For more than 20 years, Serena Williams has been the queen of the (tennis) court. With 23 Grand Slam singles trophies, more than 70 career singles titles, and 14 Grand Slam doubles titles, among other trophies, medals and more, her reign has been nothing short of legendary. That’s why for generations of tennis fans and players, this morning’s news comes with a tinge of dejection. In a moving, personal essay for Vogue, Williams officially announced her retirement from tennis.
“I have never liked the word retirement,” the tennis great shares in her Vogue essay. “It doesn’t feel like a modern word to me.” Instead of accepting this next transition in her life as a retirement, Williams chooses to reclaim her narrative, opting for a different term and perspective. “Maybe the best word to describe what I’m up to is evolution.

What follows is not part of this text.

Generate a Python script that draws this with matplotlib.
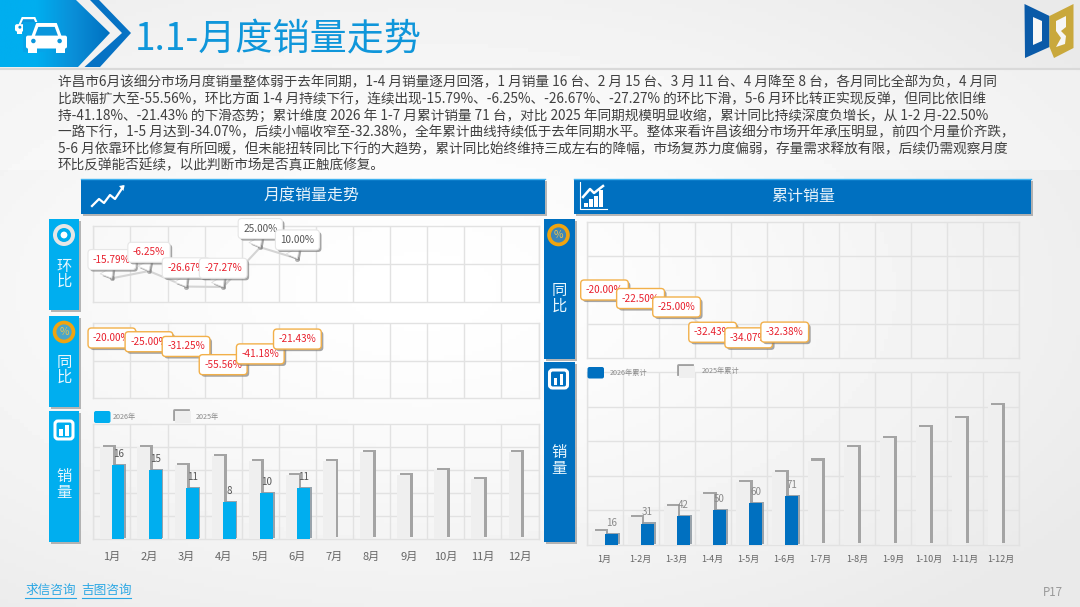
import numpy as np
import matplotlib
matplotlib.use("Agg")
import matplotlib.pyplot as plt
from matplotlib.patches import Polygon, Rectangle, FancyBboxPatch, Circle
from matplotlib.colors import LinearSegmentedColormap
import matplotlib.patheffects as pe

plt.rcParams['font.family'] = ['Noto Sans CJK SC', 'DejaVu Sans']

months = ['1月','2月','3月','4月','5月','6月','7月','8月','9月','10月','11月','12月']
cum_months = ['1月','1-2月','1-3月','1-4月','1-5月','1-6月','1-7月','1-8月','1-9月','1-10月','1-11月','1-12月']
mom = [-15.79, -6.25, -26.67, -27.27, 25.00, 10.00]
yoy = [-20.00, -25.00, -31.25, -55.56, -41.18, -21.43]
sales_2026 = [16, 15, 11, 8, 10, 11]
sales_2025 = [20, 20, 16, 18, 17, 14, 17, 19, 14, 15, 13, 19]
cum_yoy = [-20.00, -22.50, -25.00, -32.43, -34.07, -32.38]
cum_2026 = [16, 31, 42, 50, 60, 71]
cum_2025 = [20, 40, 56, 74, 91, 105, 122, 141, 155, 170, 183, 202]

body_lines = [
    '许昌市6月该细分市场月度销量整体弱于去年同期，1-4 月销量逐月回落，1 月销量 16 台、2 月 15 台、3 月 11 台、4 月降至 8 台，各月同比全部为负，4 月同',
    '比跌幅扩大至-55.56%，环比方面 1-4 月持续下行，连续出现-15.79%、-6.25%、-26.67%、-27.27% 的环比下滑，5-6 月环比转正实现反弹，但同比依旧维',
    '持-41.18%、-21.43% 的下滑态势；累计维度 2026 年 1-7 月累计销量 71 台，对比 2025 年同期规模明显收缩，累计同比持续深度负增长，从 1-2 月-22.50%',
    '一路下行，1-5 月达到-34.07%，后续小幅收窄至-32.38%，全年累计曲线持续低于去年同期水平。整体来看许昌该细分市场开年承压明显，前四个月量价齐跌，',
    '5-6 月依靠环比修复有所回暖，但未能扭转同比下行的大趋势，累计同比始终维持三成左右的降幅，市场复苏力度偏弱，存量需求释放有限，后续仍需观察月度',
    '环比反弹能否延续，以此判断市场是否真正触底修复。',
]

W, H = 1080, 607
BLUE, CYAN, GREY = '#0070c0', '#00aeef', '#efefef'
GRID = '#e2e2e2'
fig = plt.figure(figsize=(W/100, H/100), dpi=100)

# full-figure decoration layer, in pixel coordinates
bg = fig.add_axes([0, 0, 1, 1], zorder=0)
bg.set_xlim(0, W); bg.set_ylim(H, 0); bg.axis('off')
yy, xx = np.mgrid[0:H:4, 0:W:4]
r = np.sqrt(((xx-420)/800.)**2 + ((yy-290)/420.)**2)
bg.imshow(1-0.085*np.clip(r, 0, 1)**1.3, cmap='gray', vmin=0, vmax=1, extent=[0, W, H, 0], aspect='auto', zorder=0)
bg.set_xlim(0, W); bg.set_ylim(H, 0)
shadow = [pe.SimplePatchShadow(offset=(1.6, -1.6), shadow_rgbFace='#888888', alpha=0.6), pe.Normal()]

# overlay above the charts, for the legends
top = fig.add_axes([0, 0, 1, 1], zorder=4)
top.set_xlim(0, W); top.set_ylim(H, 0); top.axis('off'); top.patch.set_alpha(0)

# top banner
bg.plot([0, W], [68.5, 68.5], color='#d9d9d9', lw=1.6, zorder=1)
bg.add_patch(Rectangle((0, 70), W, 100, fc='white', alpha=0.3, ec='none', zorder=1))
grad = np.linspace(0, 1, 256).reshape(1, -1)
bcm = LinearSegmentedColormap.from_list('b', [CYAN, CYAN, '#0a8fd8', BLUE])
main = Polygon([(0, 0), (76, 0), (110, 33), (78, 67), (0, 67)], closed=True, fc='none', ec='none', zorder=2)
bg.add_patch(main)
im = bg.imshow(grad, cmap=bcm, extent=[0, 110, 67, 0], aspect='auto', zorder=2)
im.set_clip_path(main)
bg.add_patch(Polygon([(90, 0), (99, 0), (131, 33), (100, 67), (84.5, 67), (122, 33)], closed=True, fc='#0672c4', ec='none', zorder=2))
bg.set_xlim(0, W); bg.set_ylim(H, 0)

# car icons
def car(x, y, w, h, z=3):
    bg.add_patch(FancyBboxPatch((x, y+0.42*h), w, 0.43*h, boxstyle='round,pad=0,rounding_size=2', fc='white', ec='none', zorder=z))
    bg.add_patch(Polygon([(x+0.13*w, y+0.45*h), (x+0.25*w, y), (x+0.75*w, y), (x+0.87*w, y+0.45*h)], closed=True, fc='white', ec='none', zorder=z))
    bg.add_patch(Polygon([(x+0.22*w, y+0.42*h), (x+0.3*w, y+0.13*h), (x+0.7*w, y+0.13*h), (x+0.78*w, y+0.42*h)], closed=True, fc='#0a96dc', ec='none', zorder=z))
    bg.add_patch(Rectangle((x+0.06*w, y+0.82*h), 0.2*w, 0.18*h, fc='white', ec='none', zorder=z))
    bg.add_patch(Rectangle((x+0.74*w, y+0.82*h), 0.2*w, 0.18*h, fc='white', ec='none', zorder=z))
    for cx in (0.18, 0.82):
        bg.add_patch(Circle((x+cx*w, y+0.6*h), 0.055*w, fc='#0a96dc', ec='none', zorder=z))
car(15, 17, 27, 17)
bg.add_patch(Rectangle((23, 22), 23, 30, fc='#06a4e8', ec='none', zorder=3))
car(26, 23, 41, 30, z=4)

bg.text(135, 39.5, '1.1-月度销量走势', fontsize=26.7, color='#0f96da', ha='left', va='center', zorder=3)

for i, line in enumerate(body_lines):
    bg.text(57.5, 82.5+16.6*i, line, fontsize=9.85, color='#404040', ha='left', va='center', zorder=3)

# logo
bg.add_patch(Polygon([(1024.5, 4), (1049.5, 16), (1049.5, 47), (1025, 58)], closed=True, fc='#0a5aa8', ec='none', zorder=3))
bg.add_patch(Polygon([(1033, 17), (1042, 21), (1042, 41), (1033, 45)], closed=True, fc='#f6f6f6', ec='none', zorder=3))
bg.add_patch(Polygon([(1049.5, 16), (1073.5, 4), (1073.5, 48), (1054, 58), (1049.5, 47)], closed=True, fc='#c9a83c', ec='none', zorder=3))
bg.add_patch(Polygon([(1056, 21), (1066, 16), (1066, 27), (1061, 31), (1066, 36), (1065, 44), (1056, 47), (1061, 38), (1056, 31)], closed=True, fc='#f6f6f6', ec='none', zorder=3))

# section headers
def header(x0, x1, title, cx):
    p = Rectangle((x0, 179), x1-x0, 35, fc=BLUE, ec='none', zorder=2)
    p.set_path_effects(shadow)
    bg.add_patch(p)
    bg.plot([x0, x1], [179, 179], color='#3fb2f0', lw=1, zorder=3)
    bg.text(cx, 196, title, fontsize=11.5, color='#e8f3fb', ha='center', va='center', zorder=3)
header(81, 544.5, '月度销量走势', 312)
header(574, 1031, '累计销量', 803)

# header icons
bg.plot([92, 99, 104, 110, 115, 123], [206, 199, 203, 195, 199, 187], color='white', lw=1.6, zorder=3)
bg.add_patch(Polygon([(119, 186), (124.5, 185), (123.5, 191)], closed=True, fc='white', ec='none', zorder=3))
bg.plot([579.5, 579.5, 607], [182, 209, 209], color='white', lw=0.8, zorder=3)
for bx, bt in zip([584, 589, 594, 599], [203, 199, 196, 190]):
    bg.add_patch(Rectangle((bx, bt), 3.5, 207-bt, fc='white', ec='none', zorder=3))
bg.plot([583, 590, 594, 603], [197, 189, 193, 186], color='white', lw=1.8, zorder=3)

# side tabs
def tab(x0, x1, y0, y1, color, label, ys):
    p = Rectangle((x0, y0), x1-x0, y1-y0, fc=color, ec='none', zorder=2)
    p.set_path_effects(shadow)
    bg.add_patch(p)
    cx = (x0+x1)/2
    for ch, y in zip(label, ys):
        bg.text(cx, y, ch, fontsize=11, color='#e8f6fd', ha='center', va='center', zorder=3)
tab(49, 78.5, 219, 310, CYAN, '环比', [266, 281])
tab(49, 78.5, 316, 407, CYAN, '同比', [362, 377])
tab(49, 78.5, 411, 542, CYAN, '销量', [477, 493])
tab(544, 574.5, 219, 359, BLUE, '同比', [290, 306])
tab(544, 574.5, 362, 542, BLUE, '销量', [453, 468])

def ring_icon(cx, cy):
    bg.add_patch(Circle((cx, cy), 11, fc='#e6e6e6', ec='none', zorder=3))
    bg.add_patch(Circle((cx, cy), 7, fc=CYAN, ec='none', zorder=3))
    bg.add_patch(Circle((cx, cy), 3.4, fc='white', ec='none', zorder=3))
def pct_icon(cx, cy, inner):
    bg.add_patch(Circle((cx, cy), 11.3, fc='#f0a40f', ec='none', zorder=3))
    bg.add_patch(Circle((cx, cy), 7.6, fc=inner, ec='none', zorder=3))
    bg.text(cx, cy, '%', fontsize=7.5, color='#e9c24f', ha='center', va='center', zorder=4)
def bar_icon(cx, cy, color):
    bg.add_patch(FancyBboxPatch((cx-9, cy-9), 18, 18, boxstyle='round,pad=0,rounding_size=3', fc=color, ec='white', lw=2.2, zorder=3))
    bg.add_patch(Rectangle((cx-5, cy-1), 3.8, 6.5, fc='white', ec='none', zorder=4))
    bg.add_patch(Rectangle((cx+1, cy-5.5), 3.8, 11, fc='white', ec='none', zorder=4))
ring_icon(64, 235)
pct_icon(64, 332, '#4aa6c9')
bar_icon(64, 430, CYAN)
pct_icon(558.5, 235, '#3c86b8')
bar_icon(558.5, 379, BLUE)

# legends
def legend(x0, y0, h, color, text, tx):
    sw = 16.5
    if color == GREY:
        top.plot([x0, x0, x0+sw-3], [y0+h-3, y0, y0], color='#a0a0a0', lw=2, zorder=3)
        top.add_patch(Rectangle((x0+1, y0+1), sw-1, h, fc=GREY, ec='none', zorder=3))
    else:
        top.add_patch(FancyBboxPatch((x0, y0), sw, h, boxstyle='round,pad=0,rounding_size=2', fc=color, ec='none', zorder=3))
    top.text(tx, y0+h/2+0.5, text, fontsize=5.2, color='#8a8a8a', ha='left', va='center', zorder=3)
legend(94, 411, 12, CYAN, '2026年', 113)
legend(174, 410, 12, GREY, '2025年', 196)
legend(587.5, 367, 11.5, BLUE, '2026年累计', 609.5)
legend(678, 365, 12, GREY, '2025年累计', 702)

# footer
for label, x0, x1 in [('求信咨询', 25, 76), ('吉图咨询', 81.5, 131)]:
    bg.text((x0+x1)/2, 590.5, label, fontsize=9.1, color='#2aa7e4', ha='center', va='center', zorder=3)
    bg.plot([x0, x1], [597.5, 597.5], color='#2aa7e4', lw=0.8, zorder=3)
bg.text(1052.5, 592, 'P17', fontsize=8.3, color='#9a9a9a', ha='center', va='center', zorder=3)

# chart axes
def chart_ax(x0, x1, y0, y1, ylim, yticks):
    ax = fig.add_axes([x0/W, 1-y1/H, (x1-x0)/W, (y1-y0)/H], zorder=2)
    ax.patch.set_alpha(0)
    ax.set_xlim(-0.5, 11.5); ax.set_ylim(*ylim)
    ax.set_xticks(np.arange(-0.5, 12.5, 1)); ax.set_yticks(yticks)
    ax.grid(True, color=GRID, lw=1)
    ax.set_axisbelow(True)
    ax.tick_params(length=0, labelbottom=False, labelleft=False)
    for s in ax.spines.values():
        s.set_color(GRID); s.set_linewidth(1)
    return ax

box_shadow = [pe.SimplePatchShadow(offset=(1.5, -1.5), shadow_rgbFace='#777777', alpha=0.65), pe.Normal()]

def boxed(ax, values, edge):
    for i, v in enumerate(values):
        a = ax.annotate(f'{v:.2f}%', (i, v), xytext=(0, 0), textcoords='offset points', ha='center', va='center',
                        fontsize=7.2, color='#e8212e', zorder=5,
                        bbox=dict(boxstyle='round,pad=0.5,rounding_size=0.35', fc='white', ec=edge, lw=1))
        a.get_bbox_patch().set_path_effects(box_shadow)

def cats(ax, labels, size, pad):
    ax2 = ax.secondary_xaxis('bottom')
    ax2.set_xticks(range(12), labels)
    ax2.tick_params(length=0, pad=pad, labelsize=size, labelcolor='#666666')
    ax2.spines['bottom'].set_visible(False)

def bars(ax, old, new, width, color, lab_color, pad):
    sh = [pe.SimplePatchShadow(offset=(2.0, 1.5), shadow_rgbFace='#a4a4a4', alpha=1), pe.Normal()]
    b0 = ax.bar(np.arange(len(old)), old, width=width, align='edge', color=GREY, zorder=3)
    for p in b0:
        p.set_x(p.get_x()-width+0.03); p.set_path_effects(sh)
    sh2 = [pe.SimplePatchShadow(offset=(1.2, 0.9), shadow_rgbFace='#8f9aa3', alpha=0.9), pe.Normal()]
    b1 = ax.bar(np.arange(len(new)), new, width=width, align='edge', color=color, zorder=4)
    for p in b1:
        p.set_path_effects(sh2)
    ax.bar_label(b1, padding=pad, fontsize=7, color=lab_color, zorder=6)

# monthly chain ratio
ax1 = chart_ax(93.3, 538.6, 226, 302, (-47, 53), [3])
line, = ax1.plot(range(len(mom)), mom, color='#d4d4d4', lw=1.5, marker='o', ms=2.6, mfc='#b4b4b4', mec='#b4b4b4', zorder=3)
for i, v in enumerate(mom):
    a = ax1.annotate(f'{v:.2f}%', (i, v), xytext=(0, 13.5), textcoords='offset points', ha='center', va='center',
                     fontsize=7.2, color='#e8212e' if v < 0 else '#555555', zorder=5,
                     bbox=dict(boxstyle='round,pad=0.5,rounding_size=0.35', fc='white', ec='#e6e6e6', lw=0.8),
                     arrowprops=dict(arrowstyle='wedge,tail_width=1.1,shrink_factor=0.5', fc='white', ec='#dddddd', lw=0.6,
                                     mutation_scale=10, relpos=(0.25, 0.2), shrinkA=0, shrinkB=0))
    a.get_bbox_patch().set_path_effects(box_shadow)
    a.arrow_patch.set_path_effects(box_shadow)

# monthly year-on-year
ax2 = chart_ax(93.3, 538.6, 323, 398, (-100, 0), [-50])
ax2.plot(range(len(yoy)), yoy, color='#dddddd', lw=1, zorder=3)
boxed(ax2, yoy, '#f2b04a')

# monthly sales
ax3 = chart_ax(93.3, 538.6, 424, 539, (0, 25), [5, 10, 15, 20])
bars(ax3, sales_2025, sales_2026, 0.34, CYAN, '#555555', 4.6)
cats(ax3, months, 8, 9)

# cumulative year-on-year
ax4 = chart_ax(586.5, 1019, 222, 358, (-40, 0), [-30, -20, -10])
ax4.plot(range(len(cum_yoy)), cum_yoy, color='#dddddd', lw=1, zorder=3)
boxed(ax4, cum_yoy, '#f2b04a')

# cumulative sales
ax5 = chart_ax(586.5, 1019, 372, 545, (0, 250), [50, 100, 150, 200])
bars(ax5, cum_2025, cum_2026, 0.38, BLUE, '#8a8a8a', 4.4)
cats(ax5, cum_months, 6.5, 7)

fig.savefig('out.png', dpi=100)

I’m here to tell you that I’m evolving away from tennis, toward other things that are important to me,” she writes.
Williams, who just yesterday won a straight-sets match at the National Bank Open in Toronto, details her desire to grow the family she started with husband Alexis Ohanian — the couple share 4-year-old daughter Olympia. She’s also heavily invested in her work with Serena Ventures, a venture capital firm she founded just a few years ago. Bearing these other facets of her life in mind, Williams knew she’d eventually have to take a permanent step away from the court. “I’ve been reluctant to admit to myself or anyone else that I have to move on from playing tennis,” Williams admits.
Acknowledging that her time on the court is coming to a close hasn’t been easy for Williams. “It’s like it’s not real until you say it out loud,” she writes. “It comes up, I get an uncomfortable lump in my throat, and I start to cry. The only person I’ve really gone there with is my therapist! One thing I’m not going to do is sugarcoat this. I know that a lot of people are excited about and look forward to retiring, and I really wish I felt that way,” Williams continues.

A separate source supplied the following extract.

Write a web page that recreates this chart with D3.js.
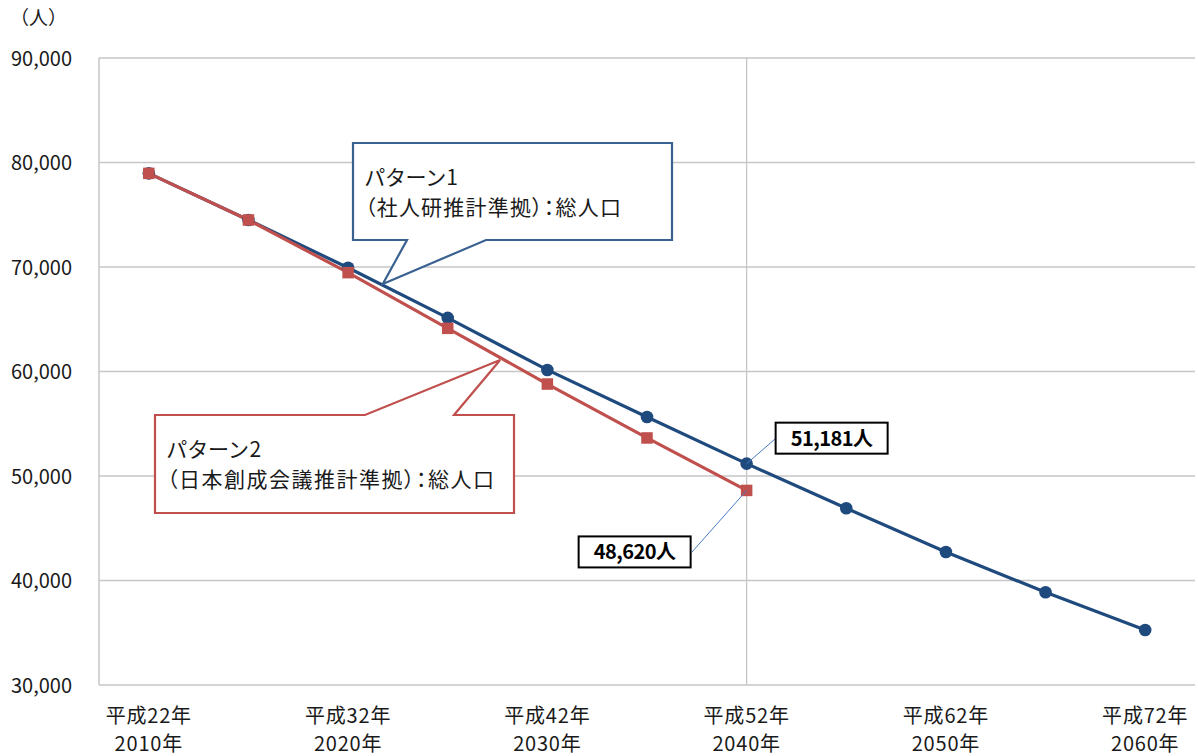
<!DOCTYPE html>
<html lang="ja">
<head>
<meta charset="utf-8">
<script src="https://cdn.jsdelivr.net/npm/d3@7"></script>
<style>
  html, body { margin: 0; padding: 0; background: #fff; }
  svg { display: block; }
  text { font-family: "Noto Sans CJK JP", "Noto Sans", sans-serif; }
  .palt { font-feature-settings: "palt" 1; }
</style>
</head>
<body>
<svg id="chart" width="1198" height="756"></svg>
<script>
// 年次（5年刻み）
const years = [2010, 2015, 2020, 2025, 2030, 2035, 2040, 2045, 2050, 2055, 2060];
// 軸ラベル（10年ごと）
const yearLabels = [
  { year: 2010, wareki: "平成22年", seireki: "2010年" },
  { year: 2020, wareki: "平成32年", seireki: "2020年" },
  { year: 2030, wareki: "平成42年", seireki: "2030年" },
  { year: 2040, wareki: "平成52年", seireki: "2040年" },
  { year: 2050, wareki: "平成62年", seireki: "2050年" },
  { year: 2060, wareki: "平成72年", seireki: "2060年" }
];
// パターン1（社人研推計準拠）
const pattern1 = [78960, 74500, 69930, 65130, 60150, 55650, 51181, 46910, 42730, 38870, 35260];
// パターン2（日本創成会議推計準拠）
const pattern2 = [78960, 74500, 69460, 64130, 58800, 53640, 48620];
// 縦軸目盛
const yTicks = [30000, 40000, 50000, 60000, 70000, 80000, 90000];

const svg = d3.select("#chart");
const plot = { left: 99, right: 1195, top: 58, bottom: 685 };

const x = d3.scaleBand().domain(years).range([plot.left, plot.right]).padding(0);
const cx = yr => x(yr) + x.bandwidth() / 2;
const xYear = d3.scaleLinear().domain([2010, 2060]).range([cx(2010), cx(2060)]);
const y = d3.scaleLinear().domain([30000, 90000]).range([plot.bottom, plot.top]);

const gridColor = "#c6c6c6";
const blue = "#1f4a7e";
const red = "#c0504d";
const textColor = "#1a1a1a";

// 横グリッド線
svg.append("g").selectAll("line").data(yTicks.filter(t => t > 30000)).join("line")
  .attr("x1", plot.left).attr("x2", plot.right)
  .attr("y1", d => y(d)).attr("y2", d => y(d))
  .attr("stroke", gridColor).attr("stroke-width", 1.3);

// 2040年の縦線
svg.append("line")
  .attr("x1", cx(2040)).attr("x2", cx(2040))
  .attr("y1", plot.top).attr("y2", plot.bottom)
  .attr("stroke", gridColor).attr("stroke-width", 1.3);

// 軸線
svg.append("line").attr("x1", plot.left).attr("x2", plot.left)
  .attr("y1", plot.top).attr("y2", plot.bottom)
  .attr("stroke", gridColor).attr("stroke-width", 1.5);
svg.append("line").attr("x1", plot.left).attr("x2", plot.right)
  .attr("y1", plot.bottom).attr("y2", plot.bottom)
  .attr("stroke", gridColor).attr("stroke-width", 1.5);

// 縦軸ラベル
const yAxis = d3.axisLeft(y).tickValues(yTicks).tickSize(0).tickPadding(0)
  .tickFormat(d3.format(","));
svg.append("g").attr("transform", `translate(72,0)`).call(yAxis)
  .call(g => g.select(".domain").remove())
  .call(g => g.selectAll("text")
    .attr("font-family", "'Noto Sans', sans-serif")
    .attr("font-size", 20).attr("fill", textColor).attr("dy", "0.35em"));

// 単位
svg.append("text").attr("x", 10).attr("y", 25)
  .attr("font-size", 19).attr("fill", textColor).text("（人）");

// 横軸ラベル
const xl = svg.append("g").selectAll("g").data(yearLabels).join("g")
  .attr("transform", d => `translate(${cx(d.year)},0)`);
xl.append("text").attr("y", 723).attr("text-anchor", "middle")
  .attr("font-size", 20).attr("letter-spacing", "0.8px")
  .attr("fill", textColor).text(d => d.wareki);
xl.append("text").attr("y", 751).attr("text-anchor", "middle")
  .attr("font-size", 20).attr("letter-spacing", "0.8px")
  .attr("fill", textColor).text(d => d.seireki);

// 系列線
const line = d3.line().x((d, i) => cx(years[i])).y(d => y(d));
svg.append("path").datum(pattern1).attr("d", line)
  .attr("fill", "none").attr("stroke", blue).attr("stroke-width", 3.2);
svg.append("path").datum(pattern2).attr("d", line)
  .attr("fill", "none").attr("stroke", red).attr("stroke-width", 3.2);

// マーカー
svg.append("g").selectAll("circle").data(pattern1).join("circle")
  .attr("cx", (d, i) => cx(years[i])).attr("cy", d => y(d)).attr("r", 6.3)
  .attr("fill", blue);
const sq = 11.5;
svg.append("g").selectAll("rect").data(pattern2).join("rect")
  .attr("x", (d, i) => cx(years[i]) - sq / 2).attr("y", d => y(d) - sq / 2)
  .attr("width", sq).attr("height", sq).attr("fill", red);

// 吹き出し
function callout(box, pointerBottom, tip, base1, base2, color, lines, spacing) {
  const [bx, by, bw, bh] = box;
  const t = [xYear(tip[0]), y(tip[1])];
  let path;
  if (pointerBottom) {
    path = [[bx, by], [bx + bw, by], [bx + bw, by + bh], [base2, by + bh], t,
            [base1, by + bh], [bx, by + bh]];
  } else {
    path = [[bx, by], [base1, by], t, [base2, by], [bx + bw, by],
            [bx + bw, by + bh], [bx, by + bh]];
  }
  svg.append("path")
    .attr("d", d3.line()(path) + "Z")
    .attr("fill", "#fff").attr("stroke", color).attr("stroke-width", 2.2)
    .attr("stroke-linejoin", "miter");
  const tx = svg.append("text").attr("class", "palt")
    .attr("font-size", 21).attr("fill", textColor).attr("letter-spacing", spacing + "px");
  lines.forEach((s, i) => {
    tx.append("tspan").attr("x", bx + 12).attr("y", by + 42 + i * 30).text(s);
  });
}

callout([353, 143, 319, 97], true, [2021.74, 68370], 407, 486, "#3a6291",
  ["パターン1", "（社人研推計準拠）：総人口"], 1.2);

callout([155, 415, 359, 98], false, [2027.63, 61100], 365, 454, red,
  ["パターン2", "（日本創成会議推計準拠）：総人口"], 1.5);

// データラベル
const fmt = d3.format(",");
function dataLabel(yr, v, bx, by, lx, ly) {
  const px = cx(yr), py = y(v);
  svg.append("line").attr("x1", px).attr("y1", py).attr("x2", lx).attr("y2", ly)
    .attr("stroke", "#4a7cc4").attr("stroke-width", 1);
  svg.append("rect").attr("x", bx).attr("y", by).attr("width", 112).attr("height", 31)
    .attr("fill", "#fff").attr("stroke", "#000").attr("stroke-width", 2);
  svg.append("text").attr("x", bx + 56).attr("y", by + 23).attr("text-anchor", "middle")
    .attr("font-size", 20).attr("font-weight", "bold").attr("fill", "#000")
    .attr("letter-spacing", "-0.5px")
    .text(fmt(v) + "人");
}
dataLabel(2040, pattern1[6], cx(2040) + 29, y(pattern1[6]) - 41, cx(2040) + 30, y(pattern1[6]) - 26);
dataLabel(2040, pattern2[6], cx(2040) - 168, y(pattern2[6]) + 46, cx(2040) - 55, y(pattern2[6]) + 62);
</script>
</body>
</html>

The beloved, decorated athlete admits that, for her, the idea of leaving tennis is not easy to accept — in fact, she’s not looking forward to it whatsoever. “There is no happiness in this topic for me. I know it’s not the usual thing to say, but I feel a great deal of pain. It’s the hardest thing that I could ever imagine. I hate it. I hate that I have to be at this crossroads,” she writes.
At this, Williams looks forward to the weeks ahead. She’ll play a few lead-up tournaments before the U.S. Open, the final Grand Slam of the year and the first major she won back in 1999. “I’m terrible at goodbyes, the world’s worst,” Williams confesses. In closing her essay, the athlete writes to her longtime fans and supporters, “You have carried me to so many wins and so many trophies. I’m going to miss that version of me, that girl who played tennis. And I’m going to miss you.”
Words cannot express how much we’ll miss her too.